The company, whose first-quarter outlook was below Wall Street expectations, said it would disband its Guitar Hero business unit and stop development of the Guitar Hero game for 2011.

"We simply cannot make these games profitably based on current economics," Activision Publishing's chief executive, Eric Hirshberg, told analysts on a conference call.

The company also said it would not release a skateboarding game next year and that it would discontinue the game "True Crime: Hong Kong."

In December, Viacom sold Harmonix Music Systems, the developer behind the Rock Band franchise, to the investment firm Columbus Nova and gained up to $200 million in the deal, analysts have estimated.

Activision Blizzard announced a new digital platform, "Beachhead," which will focus on the highly successful "Call of Duty" franchise.
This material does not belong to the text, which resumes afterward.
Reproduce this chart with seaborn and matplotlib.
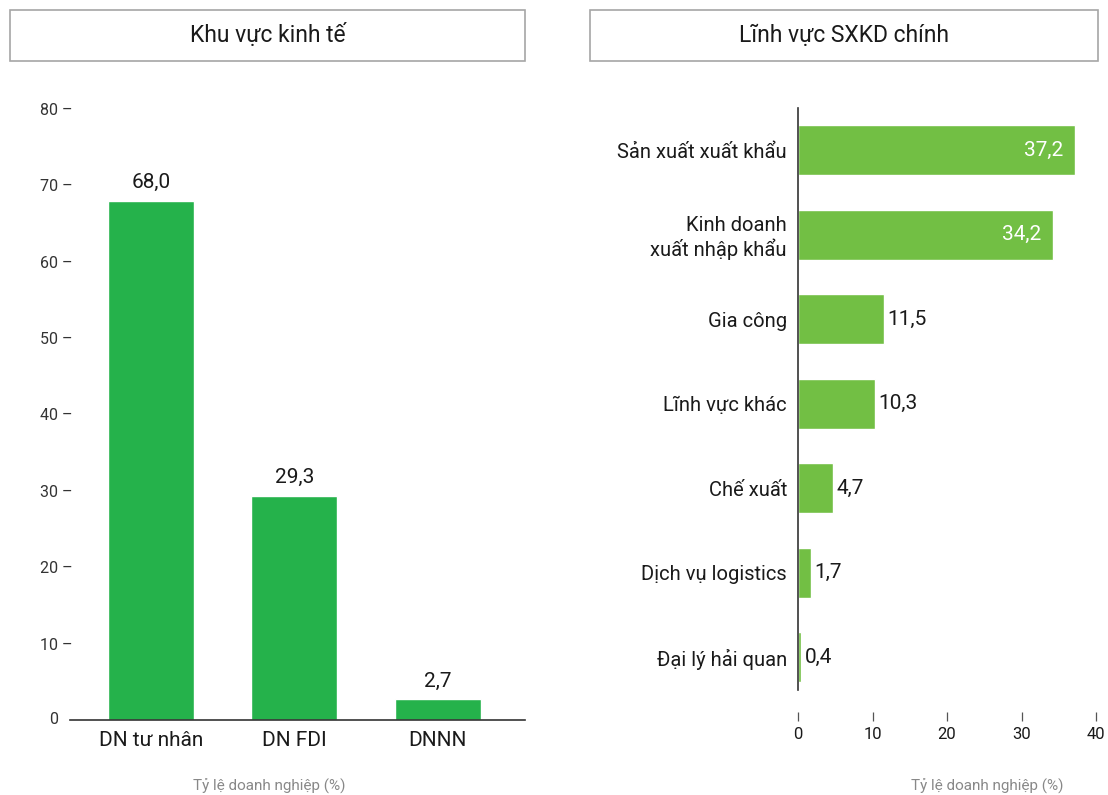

Since the launch of "Call of Duty: Black Ops" in November, it has pulled in more $1 billion in sales.

The company's shares fell to $10.81 in after-hours trading compared with a regular-session close of $11.69.

The company forecast revenue of $640 million in the first quarter of 2011 and EPS of 7 cents per share, compared with the $734.70 million analysts were expecting on 10 cents per share for the quarter.

Adjusted for various costs, the company's revenue was $2.55 billion, up from $2.50 billion a year earlier. This was above analysts' expectations of $2.36 billion.

The company was formed in 2008 through the merger of Activision with Blizzard, the former games unit of France's Vivendi, which still owns more than half the combined company.